Microsoft (aka MSFT) Exchange Synchronization (Outlook E-Mail, Calender, Tasks, Contacts), Facebook App, Twitter App, Skype…all these have now become a set standard for individuals to be both productive at work whilst still keeping in-touch with friends and the ever changing world.
The times have fast moved from when Sentech mobilized laptop users with a portable modem, to Vodacom and MTN’s 3G USB dongle, to mobile phones with GPRS, HSDPA, 3G and 4G technologies. Nowadays it’s easier to access the cyber world with a mobile phone than it is to carry around a laptop/notebook…thus increasing the demand for smartphones.
Blackberry initially restricted their market to users that could afford additional hardware setup in their offices to integrate their mails, calenders etc with their mobile phones. However, in-order to stay as a major competitor in the market, Blackberry has now enabled the capability to synchronize with MSFT Exchange. In addition to this you can also communicate freely between two Blackberry devices, use Facebook, twitter, and other instant messaging applications.
Major players are iPhone, Android, Blackberry, and Windows Mobile.
My personal pick that would suit both the white collar businessman as well as the young hip advertising agent…the Samsung Galaxy S. What the Gadget Show says about it:
The Samsung Galaxy S is an Android 2.1-powered smartphone that sports Samsung’s TouchWiz interface that gives it some sweet widget touches. The other big selling point is the gorgeous 4-inch AMOLED screen.
With a 1GHz processor the Galaxy S offers speedy browsing through its menus and the beautiful 4-inch screen is a real gadget crowd-pleaser. Because it’s AMOLED it’s better, brighter and slimmer than many of its peers.
To make good use of this screen, the Samsung Galaxy S has excellent video playback. Where most Androids can play H.264, H.263 and WMV files, the Samsung Galaxy S can play just about everything. Divx, Xvid and MKV are all are welcome, and the quality of playback is great. Even 720p Divx and Xvid movies play without a hitch.
You can also record 720p HD video with the phone’s 5-megapixel camera too, and there’s video autofocus, making it a versatile little digicam.
The 16GB internal memory the Samsung Galaxy S gives you plenty of room. Not all of this memory can be used to install apps on, but with around 2GB of app space at your disposal, the Samsung Galaxy S has more room for apps than almost any other Android we’ve seen. When Android 2.2 lands, you’ll be able to use the full 16GB for apps.

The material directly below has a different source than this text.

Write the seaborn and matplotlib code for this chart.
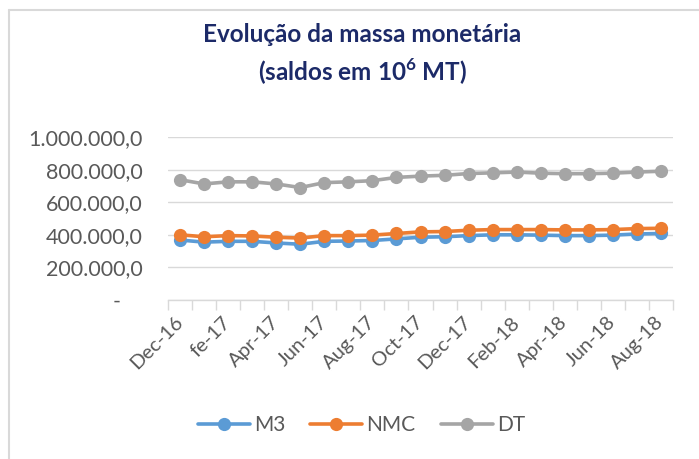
import numpy as np
import pandas as pd
import matplotlib
matplotlib.use("Agg")
import matplotlib.pyplot as plt
import seaborn as sns
from matplotlib.lines import Line2D
from matplotlib.ticker import FixedLocator

# dados (saldos em 10^6 MT), Dec-16 .. Aug-18, mensal
meses = ["Dec-16", "Jan-17", "fe-17", "Mar-17", "Apr-17", "May-17", "Jun-17",
         "Jul-17", "Aug-17", "Sep-17", "Oct-17", "Nov-17", "Dec-17", "Jan-18",
         "Feb-18", "Mar-18", "Apr-18", "May-18", "Jun-18", "Jul-18", "Aug-18"]
m3 = [368000, 355000, 360000, 360000, 350000, 342000, 360000, 362000, 365000, 375000,
      385000, 388000, 395000, 400000, 400000, 398000, 395000, 395000, 398000, 405000, 408000]
nmc = [400000, 388000, 395000, 393000, 385000, 380000, 395000, 395000, 398000, 408000,
       418000, 420000, 428000, 432000, 432000, 432000, 430000, 430000, 432000, 438000, 440000]
dt = [738000, 712000, 725000, 725000, 712000, 690000, 720000, 725000, 732000, 752000,
      760000, 765000, 776000, 780000, 785000, 778000, 775000, 775000, 778000, 785000, 790000]
series = {"M3": m3, "NMC": nmc, "DT": dt}
cores = {"M3": "#5b9bd5", "NMC": "#ed7d31", "DT": "#a5a5a5"}
y_ticks = [0, 200000, 400000, 600000, 800000, 1000000]
y_labels = ["-    ", "200.000,0", "400.000,0", "600.000,0", "800.000,0", "1.000.000,0"]

sns.set_style("white")
plt.rcParams["font.family"] = ["Lato", "DejaVu Sans"]
plt.rcParams["mathtext.fontset"] = "custom"
plt.rcParams["mathtext.rm"] = "Lato:bold"
plt.rcParams["mathtext.bf"] = "Lato:bold"

fig = plt.figure(figsize=(6.99, 4.59), dpi=100)
ax = fig.add_axes([168 / 699, 1 - 300 / 459, (673 - 168) / 699, (300 - 137) / 459])

x = np.arange(len(meses))
for nome, valores in series.items():
    df = pd.DataFrame({"x": x, "valor": valores})
    sns.lineplot(data=df, x="x", y="valor", ax=ax, color=cores[nome], label=nome,
                 linewidth=2.6, marker="o", markersize=9.5, markeredgewidth=0)

handles, labels = ax.get_legend_handles_labels()
if ax.get_legend() is not None:
    ax.get_legend().remove()

ax.set_xlim(-0.5, len(meses) - 0.5)
ax.set_ylim(0, 1000000)
ax.set_yticks(y_ticks)
ax.set_yticklabels(y_labels)
ax.set_xticks(x[::2])
ax.set_xticklabels(meses[::2], rotation=45, ha="right", va="center", rotation_mode="anchor")
ax.xaxis.set_minor_locator(FixedLocator(np.arange(-0.5, len(meses), 1)))
ax.tick_params(axis="x", which="major", length=0, pad=14, labelsize=14.5, labelcolor="#595959")
ax.tick_params(axis="x", which="minor", length=7, width=1, color="#d9d9d9", bottom=True)
ax.tick_params(axis="y", length=0, pad=18, labelsize=15.5, labelcolor="#595959")
ax.set_xlabel("")
ax.set_ylabel("")
ax.grid(axis="y", color="#d9d9d9", linewidth=1)
ax.set_axisbelow(True)
for s in ["top", "right", "left"]:
    ax.spines[s].set_visible(False)
ax.spines["bottom"].set_color("#d9d9d9")
ax.spines["bottom"].set_linewidth(1)

fig.text(0.518, 1 - 35 / 459, "Evolução da massa monetária", ha="center", va="center",
         fontsize=17.5, fontweight="bold", color="#1c2a68")
fig.text(0.518, 1 - 72 / 459, r"(saldos em 10$^{6}$ MT)", ha="center", va="center",
         fontsize=17.5, fontweight="bold", color="#1c2a68")

fig.legend(handles, labels, loc="center", bbox_to_anchor=(0.517, 1 - 425 / 459), ncol=3,
           frameon=False, fontsize=15, labelcolor="#595959", handlelength=2.5,
           handletextpad=0.2, columnspacing=1.2)

# moldura do gráfico
fig.add_artist(Line2D([9 / 699, 9 / 699], [0, 1 - 10 / 459], color="#d9d9d9", linewidth=1.5))
fig.add_artist(Line2D([9 / 699, 1], [1 - 10 / 459, 1 - 10 / 459], color="#d9d9d9", linewidth=1.5))

fig.savefig("out.png", dpi=100)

The plasticy build lets the Galaxy S down slightly. It means that the Galaxy S is lighter than any of its main rivals, but it makes the phone feel less of a premium contender in the Android market. This phone isn’t cheap, in price or in the quality of its features so it’d be nice if the build reflected that.
The Bottom Line
Minor niggles aside, the Samsung Galaxy S outperforms most Androids in several areas, especially in video capability.